Le sondage Ipsos de 2018 montre que cette répartition est la norme : 83% des femmes trient le linge et lancent des lessives, contre 21% des hommes ; pour le repassage, les pourcentages sont quasi similaires, respectivement 81% et 20% ; pour le lavage des sanitaires, 78% vs 22% ; à l’inverse, 71% des hommes bricolent, contre 11% des femmes, et 55% des hommes sortent les poubelles, contre 21% des femmes.

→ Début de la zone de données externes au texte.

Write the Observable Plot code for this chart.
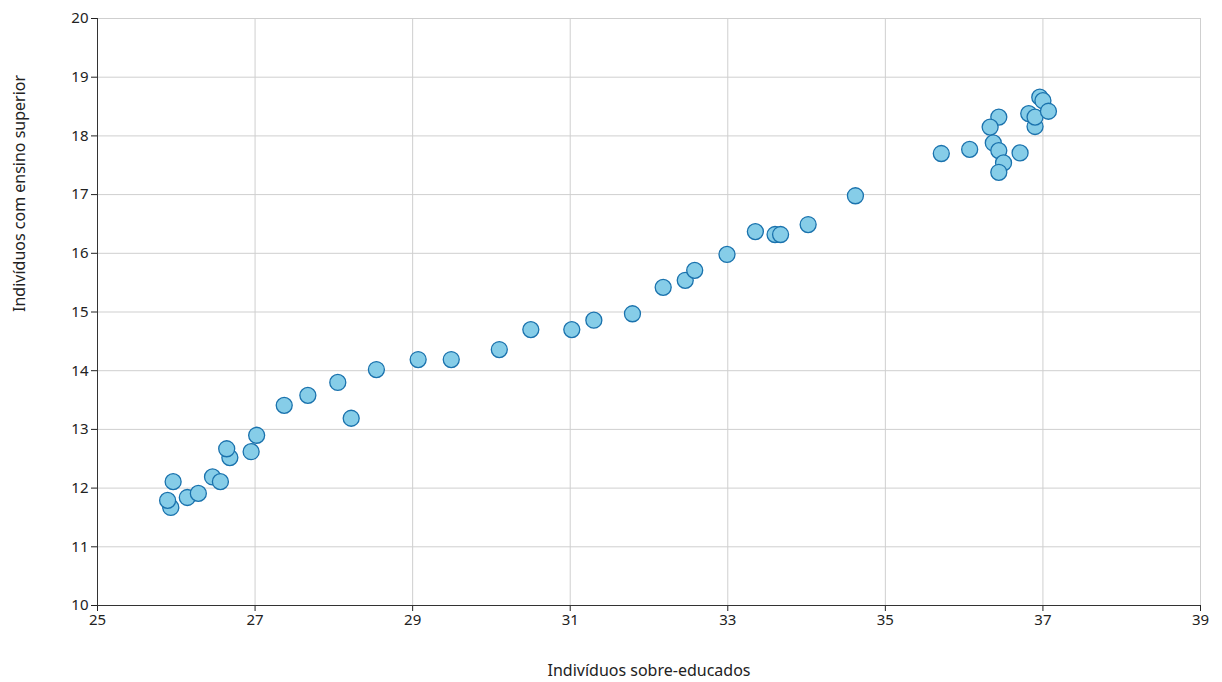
<!DOCTYPE html>
<html>
<head>
<meta charset="utf-8">
<script src="https://cdn.jsdelivr.net/npm/d3@7"></script>
<script src="https://cdn.jsdelivr.net/npm/@observablehq/plot@0.6"></script>
<style>
  body { margin: 0; background: #fff; }
  svg { font-family: "Noto Sans", "Open Sans", sans-serif; }
</style>
</head>
<body>
<div id="chart"></div>
<script>
// sobre-educados (x) vs ensino superior (y)
const sobreEducados = [25.93, 25.89, 25.96, 26.14, 26.28, 26.46, 26.56, 26.68, 26.64, 26.95, 27.02,
  27.37, 27.67, 28.05, 28.22, 28.54, 29.07, 29.49, 30.10, 30.50, 31.02, 31.30, 31.79, 32.18, 32.46,
  32.58, 32.99, 33.35, 33.60, 33.67, 34.02, 34.62, 35.71, 36.07, 36.44, 36.33, 36.37, 36.44, 36.50,
  36.44, 36.71, 36.82, 36.90, 36.90, 36.96, 37.00, 37.07];
const ensinoSuperior = [11.67, 11.79, 12.11, 11.84, 11.91, 12.19, 12.11, 12.52, 12.67, 12.62, 12.90,
  13.41, 13.58, 13.80, 13.19, 14.02, 14.19, 14.19, 14.36, 14.70, 14.70, 14.86, 14.97, 15.42, 15.54,
  15.71, 15.98, 16.37, 16.32, 16.32, 16.49, 16.98, 17.70, 17.77, 18.32, 18.15, 17.88, 17.75, 17.54,
  17.38, 17.71, 18.38, 18.16, 18.32, 18.66, 18.60, 18.42];
const xTicks = [25, 27, 29, 31, 33, 35, 37, 39];
const yTicks = [10, 11, 12, 13, 14, 15, 16, 17, 18, 19, 20];

const pontos = sobreEducados.map((x, i) => ({ x, y: ensinoSuperior[i] }));

const chart = Plot.plot({
  width: 1222,
  height: 682,
  marginLeft: 97,
  marginRight: 22,
  marginTop: 18,
  marginBottom: 77,
  style: { fontSize: "15px", color: "#222", background: "#fff" },
  x: { domain: [25, 39], ticks: xTicks, label: null, tickSize: 6, tickPadding: 6 },
  y: { domain: [10, 20], ticks: yTicks, label: null, tickSize: 6, tickPadding: 6 },
  marks: [
    Plot.gridX(xTicks, { stroke: "#cfcfcf", strokeOpacity: 1 }),
    Plot.gridY(yTicks, { stroke: "#cfcfcf", strokeOpacity: 1 }),
    Plot.axisX({ ticks: xTicks, tickSize: 6, fontSize: 15 }),
    Plot.axisY({ ticks: yTicks, tickSize: 6, fontSize: 15 }),
    Plot.ruleY([10], { stroke: "#333" }),
    Plot.ruleX([25], { stroke: "#333" }),
    Plot.dot(pontos, { x: "x", y: "y", r: 8, fill: "#86cde8", stroke: "#1a72ad", strokeWidth: 1.3 }),
    Plot.text(["Indivíduos sobre-educados"], { frameAnchor: "bottom", dy: 70, fontSize: 16, fill: "#222" }),
    Plot.text(["Indivíduos com ensino superior"], { frameAnchor: "left", dx: -78, rotate: -90, fontSize: 16, fill: "#222" })
  ]
});
document.getElementById("chart").appendChild(chart);
</script>
</body>
</html>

En outre, comme le souligne l’enquête Erfi (pour « Étude des relations familiales et intergénérationnelles ») menée par l’Institut national d’études démographiques (Ined), « les pères sont nettement en retrait des activités contraintes, assimilables aux activités domestiques et socialement “sexuées” comme l’habillage des enfants. [...] C’est sans aucun doute dans les activités ludiques, affectives et de “sociabilité” que la participation des pères est la plus importante ».
Rage et désespoir
L’irritation provoquée par ce surcroît de travail (souvent ingrat) qui incombe aux femmes est loin d’être tue. « La plupart des femmes interrogées ont exprimé de la frustration concernant le volume de tâches domestiques qu’elles se sentaient en devoir de réaliser », écrit ainsi Jenny van Hooff. Qui plus est quand elles avaient en tête des idéaux féministes. (...)
Le quotidien se fait alors conflictuel. (...)
en l’état actuel des choses, hétérosexualité et féminisme font encore rarement bon ménage.